Note: The solution set must not contain duplicate triplets.

For example, given array S = [-1, 0, 1, 2, -1, -4],

A solution set is:
[
  [-1, 0, 1],
  [-1, -1, 2]
]

一刷
有两种思路。

1. 先排序再用双指针
   Time complexity O(n^2), space complexity O(1)

2. 使用Two Sum的方法， 遍历 + HashMap
   Time complexity O(n^2), space complexity O(n)
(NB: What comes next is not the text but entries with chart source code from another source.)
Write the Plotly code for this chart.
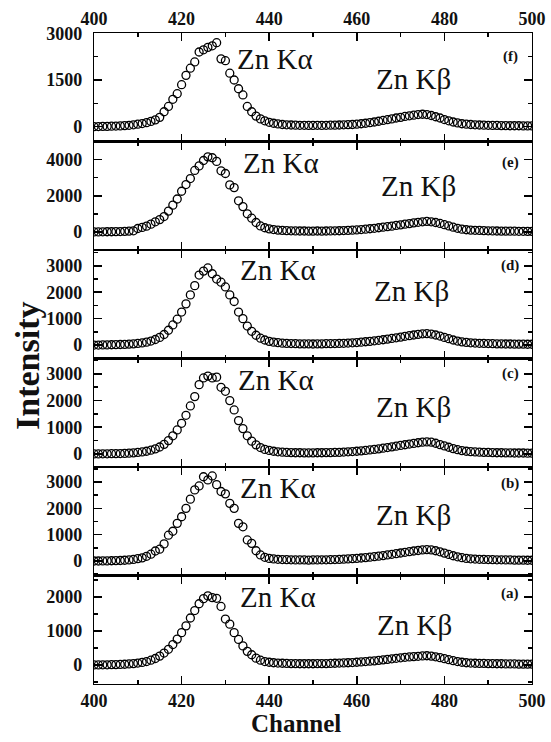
import plotly.graph_objects as go
from plotly.subplots import make_subplots

channel = list(range(400, 501))

# intensities, channel 400..500
panel_f = [0, 5, 10, 10, 15, 20, 25, 35, 45, 60,
           80, 100, 130, 170, 220, 300, 480, 650, 880, 1060,
           1350, 1650, 1880, 2080, 2400, 2470, 2550, 2600, 2700, 2180,
           2120, 1720, 1500, 1220, 1020, 650, 480, 340, 250, 190,
           140, 110, 90, 70, 60, 55,
           50, 45, 45, 40, 40, 45, 40, 45, 50, 50, 55, 60, 65,
           70, 80, 95, 110, 130, 150, 175, 200, 225, 250, 280, 300, 330, 350, 370, 390, 400, 390, 360, 320, 280, 230, 190, 150, 120, 95, 80,
           70, 60, 55, 50, 45, 40, 40, 35, 35, 30, 30, 30, 25, 25, 25]

panel_e = [0, 0, 5, 10, 10, 15, 20, 30, 45, 60,
           190, 250, 320, 430, 560, 680, 850, 1150, 1480, 1820,
           2250, 2620, 2950, 3400, 3650, 3950, 4150, 4100, 3900, 3380,
           3230, 2600, 2450, 1720, 1400, 1000, 760, 520, 330, 230,
           170, 130, 100, 80, 70, 60,
           55, 50, 50, 45, 45, 50, 45, 50, 55, 60, 65, 75, 85,
           95, 110, 130, 150, 175, 200, 230, 260, 290, 320, 360, 390, 430, 460, 500, 530, 560, 580, 560, 520, 470, 400, 330, 260, 200, 150, 120,
           100, 90, 80, 70, 60, 55, 50, 45, 45, 40, 40, 35, 35, 30, 30]

panel_d = [0, 0, 5, 5, 10, 15, 20, 25, 35, 45,
           60, 80, 110, 150, 210, 290, 400, 560, 760, 980,
           1250, 1560, 1900, 2250, 2650, 2800, 2920, 2700, 2500, 2380,
           2200, 1900, 1650, 1250, 1000, 720, 520, 370, 260, 190,
           140, 110, 90, 70, 60, 55,
           50, 45, 45, 45, 40, 45, 45, 50, 50, 55, 60, 65, 75,
           85, 95, 110, 125, 140, 160, 180, 200, 225, 250, 275, 300, 330, 355, 380, 405, 425, 430, 415, 380, 340, 290, 240, 190, 150, 120, 100,
           85, 75, 65, 60, 55, 50, 45, 45, 40, 40, 35, 35, 35, 30, 30]

panel_c = [0, 0, 5, 5, 10, 10, 15, 20, 30, 40,
           55, 75, 100, 140, 190, 260, 360, 500, 680, 900,
           1150, 1450, 1800, 2150, 2600, 2850, 2920, 2850, 2880, 2500,
           2350, 2000, 1650, 1250, 950, 680, 480, 340, 240, 170,
           130, 100, 80, 65, 55, 50,
           45, 45, 40, 40, 40, 45, 45, 50, 50, 55, 60, 70, 80,
           90, 100, 115, 130, 150, 170, 190, 215, 240, 265, 290, 320, 345, 370, 395, 420, 440, 450, 440, 400, 350, 300, 250, 200, 160, 125, 100,
           85, 75, 65, 60, 55, 50, 45, 45, 40, 40, 35, 35, 35, 30, 30]

panel_b = [0, 0, 5, 5, 10, 15, 20, 30, 40, 60,
           90, 120, 180, 260, 380, 450, 650, 980, 1130, 1430,
           1680, 2000, 2350, 2700, 2850, 3200, 3080, 3230, 2900, 2640,
           2550, 2190, 2000, 1430, 1300, 800, 670, 390, 230, 140,
           100, 80, 65, 55, 50, 45,
           40, 40, 40, 35, 40, 40, 45, 45, 50, 55, 60, 70, 80,
           90, 100, 115, 130, 145, 165, 185, 205, 230, 255, 280, 305, 330, 355, 380, 400, 420, 430, 420, 390, 350, 300, 250, 200, 160, 125, 100,
           85, 75, 65, 60, 55, 50, 45, 45, 40, 40, 35, 35, 35, 30, 30]

panel_a = [0, 0, 5, 5, 10, 10, 15, 20, 30, 40,
           55, 75, 100, 140, 190, 260, 350, 460, 600, 760,
           950, 1150, 1380, 1600, 1800, 1950, 2030, 1980, 1960, 1720,
           1350, 1200, 950, 750, 560, 400, 300, 200, 140, 100,
           80, 65, 55, 50, 45, 40,
           40, 35, 35, 35, 35, 40, 40, 40, 45, 50, 55, 60, 65,
           70, 80, 90, 100, 110, 120, 135, 150, 165, 180, 195, 210, 225, 235, 245, 255, 265, 270, 260, 240, 215, 185, 155, 125, 100, 80, 65,
           55, 50, 45, 45, 40, 40, 35, 35, 30, 30, 30, 25, 25, 25, 25]

panels = [panel_f, panel_e, panel_d, panel_c, panel_b, panel_a]
panel_names = ["(f)", "(e)", "(d)", "(c)", "(b)", "(a)"]
y_ranges = [[-476, 3011], [-1000, 5000], [-510, 3600], [-490, 3580], [-550, 3570], [-560, 2630]]
y_dticks = [1500, 2000, 1000, 1000, 1000, 1000]

W, H = 551, 742
L, R, T, B = 94, 19, 33, 58
PW, PH = W - L - R, H - T - B


def px(x):
    return (x - L) / PW


def py(y):
    return (H - B - y) / PH


SERIF = "Liberation Serif, Times New Roman, serif"
INK = "#111111"

fig = make_subplots(rows=6, cols=1, shared_xaxes=True, vertical_spacing=0)

for i, vals in enumerate(panels):
    fig.add_trace(go.Scatter(
        x=channel, y=vals, mode="markers", showlegend=False, hoverinfo="skip",
        marker=dict(symbol="circle-open", size=8, color="black", line=dict(width=1.3, color="black")),
    ), row=i + 1, col=1)
    fig.update_yaxes(
        range=y_ranges[i], dtick=y_dticks[i], tick0=0, automargin=False,
        showline=True, linewidth=1.2, linecolor="black", mirror="ticks",
        ticks="inside", ticklen=8, tickwidth=1.6, tickcolor="black",
        minor=dict(ticks="inside", ticklen=4, tickwidth=1.6, tickcolor="black", dtick=y_dticks[i] / 2, tick0=0),
        showgrid=False, zeroline=False, ticklabelstandoff=7,
        tickfont=dict(family=SERIF, size=18, color=INK, weight="bold"),
        row=i + 1, col=1)
    fig.update_xaxes(
        range=[400, 500], dtick=20, tick0=400, automargin=False,
        showline=True, linewidth=1.2, linecolor="black", mirror="ticks",
        ticks="inside", ticklen=8, tickwidth=1.6, tickcolor="black",
        minor=dict(ticks="inside", ticklen=4, tickwidth=1.6, tickcolor="black", dtick=10, tick0=400),
        showgrid=False, zeroline=False,
        tickfont=dict(family=SERIF, size=18, color=INK, weight="bold"),
        row=i + 1, col=1)

fig.update_xaxes(showticklabels=True, side="top", row=1, col=1)
fig.update_xaxes(showticklabels=True, row=6, col=1)

ka_pos = [(275, 59), (281, 163), (278, 270), (276, 380), (278, 488), (278, 597)]
kb_pos = [(413, 79), (418, 186), (411, 291), (413, 407), (413, 515), (414, 625)]
lab_pos = [(510, 57), (510, 163), (510, 265), (510, 373), (510, 483), (510, 593)]

anns = []
for i in range(6):
    anns.append(dict(x=px(ka_pos[i][0]), y=py(ka_pos[i][1]), xref="paper", yref="paper",
                     text="Zn K\u03b1", showarrow=False, xanchor="center", yanchor="middle",
                     font=dict(family=SERIF, size=29, color=INK)))
    anns.append(dict(x=px(kb_pos[i][0]), y=py(kb_pos[i][1]), xref="paper", yref="paper",
                     text="Zn K\u03b2", showarrow=False, xanchor="center", yanchor="middle",
                     font=dict(family=SERIF, size=29, color=INK)))
    anns.append(dict(x=px(lab_pos[i][0]), y=py(lab_pos[i][1]), xref="paper", yref="paper",
                     text=panel_names[i], showarrow=False, xanchor="center", yanchor="middle",
                     font=dict(family=SERIF, size=15, color=INK, weight="bold")))

anns.append(dict(x=px(27), y=py(366), xref="paper", yref="paper", text="Intensity",
                 textangle=-90, showarrow=False, xanchor="center", yanchor="middle",
                 font=dict(family=SERIF, size=34, color=INK, weight="bold")))
anns.append(dict(x=px(296), y=py(723), xref="paper", yref="paper", text="Channel",
                 showarrow=False, xanchor="center", yanchor="middle",
                 font=dict(family=SERIF, size=25, color=INK, weight="bold")))

fig.update_layout(
    width=W, height=H,
    margin=dict(l=L, r=R, t=T, b=B, autoexpand=False),
    paper_bgcolor="white", plot_bgcolor="white",
    annotations=anns, hovermode=False,
)

fig.write_html("out.html", config={"displayModeBar": False, "staticPlot": True},
               post_script="document.body.style.margin='0px';document.body.style.padding='0px';")
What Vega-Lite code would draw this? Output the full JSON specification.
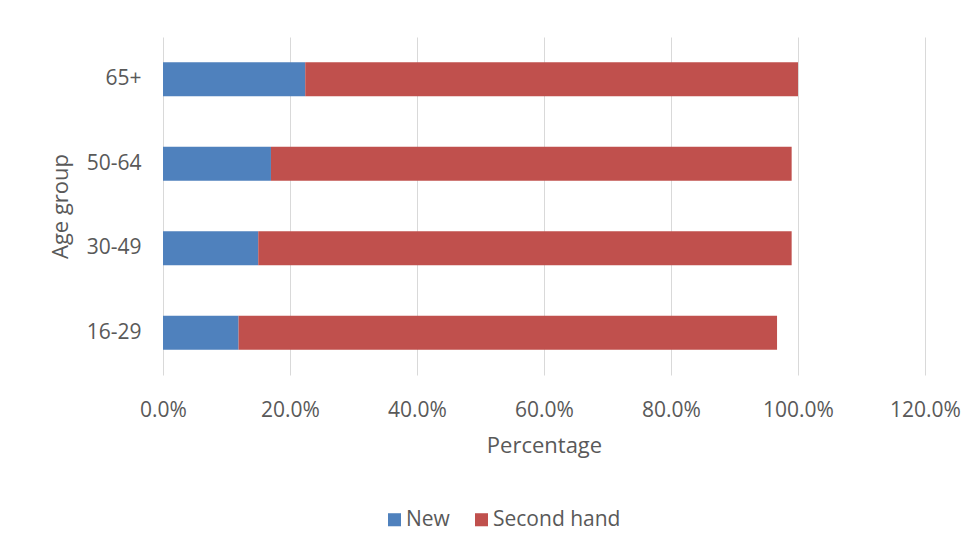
{
  "$schema": "https://vega.github.io/schema/vega-lite/v6.json",
  "width": 762,
  "height": 338,
  "autosize": {"type": "none"},
  "padding": {"left": 163, "top": 37, "right": 53, "bottom": 179},
  "background": "white",
  "config": {
    "font": "Open Sans",
    "view": {"stroke": null},
    "axis": {"labelFont": "Open Sans", "titleFont": "Open Sans", "labelColor": "#595959", "titleColor": "#595959", "labelFontSize": 21, "titleFontSize": 22, "titleFontWeight": "normal"},
    "legend": {"labelFont": "Open Sans", "labelFontSize": 21, "labelColor": "#595959"}
  },
  "data": {
    "values": [
      {"age": "65+", "type": "New", "value": 0.224},
      {"age": "65+", "type": "Second hand", "value": 0.776},
      {"age": "50-64", "type": "New", "value": 0.170},
      {"age": "50-64", "type": "Second hand", "value": 0.820},
      {"age": "30-49", "type": "New", "value": 0.150},
      {"age": "30-49", "type": "Second hand", "value": 0.840},
      {"age": "16-29", "type": "New", "value": 0.119},
      {"age": "16-29", "type": "Second hand", "value": 0.848}
    ]
  },
  "mark": {"type": "bar"},
  "encoding": {
    "y": {
      "field": "age", "type": "nominal",
      "sort": ["65+", "50-64", "30-49", "16-29"],
      "scale": {"paddingInner": 0.6, "paddingOuter": 0.3},
      "axis": {"title": "Age group", "ticks": false, "domain": false, "labelPadding": 22, "titlePadding": 14}
    },
    "x": {
      "field": "value", "type": "quantitative", "stack": "zero",
      "scale": {"domain": [0, 1.2], "nice": false},
      "axis": {"title": "Percentage", "format": ".1%", "values": [0, 0.2, 0.4, 0.6, 0.8, 1.0, 1.2], "ticks": false, "domain": false, "labelFlush": false, "labelOverlap": false, "gridColor": "#d9d9d9", "gridWidth": 1, "labelPadding": 24, "titlePadding": 15}
    },
    "color": {
      "field": "type", "type": "nominal",
      "scale": {"domain": ["New", "Second hand"], "range": ["#4F81BD", "#C0504D"]},
      "legend": {"title": null, "orient": "none", "direction": "horizontal", "legendX": 221, "legendY": 472, "symbolType": "square", "symbolSize": 170, "symbolStrokeWidth": 0, "labelOffset": 1, "columnPadding": 21}
    },
    "order": {"field": "type", "sort": "ascending"}
  }
}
HashMap 在我们需要返回indices比较有用，因为sort之后indices无法一一对应

方法1:

public class Solution {
    public List<List<Integer>> threeSum(int[] nums) {
        List<List<Integer>> res = new ArrayList<>();
        if(nums == null || nums.length<3) return res;
        Arrays.sort(nums);
        //eliminate the duplicate ones
        for(int i=0; i<nums.length-2; i++){
            if (i > 0 && nums[i] == nums[i - 1]) continue;
            int lo = i+1;
            int hi = nums.length - 1;
            while(lo < hi){
                if(nums[i] + nums[lo] + nums[hi] == 0){
                    Integer[] array = {nums[i], nums[lo], nums[hi]};
                    res.add(Arrays.asList(array));
                    hi--;
                    while(hi>=0 && nums[hi] == nums[hi+1]) hi--;
                    lo++;
                    while(lo<nums.length && nums[lo] == nums[lo-1]) {
                        lo++;
                    }
                }
                else if(nums[i] + nums[lo] + nums[hi] > 0){
                     hi--;
                }
                else {
                    lo++;
                }
            }
        }
        return res;
    }
}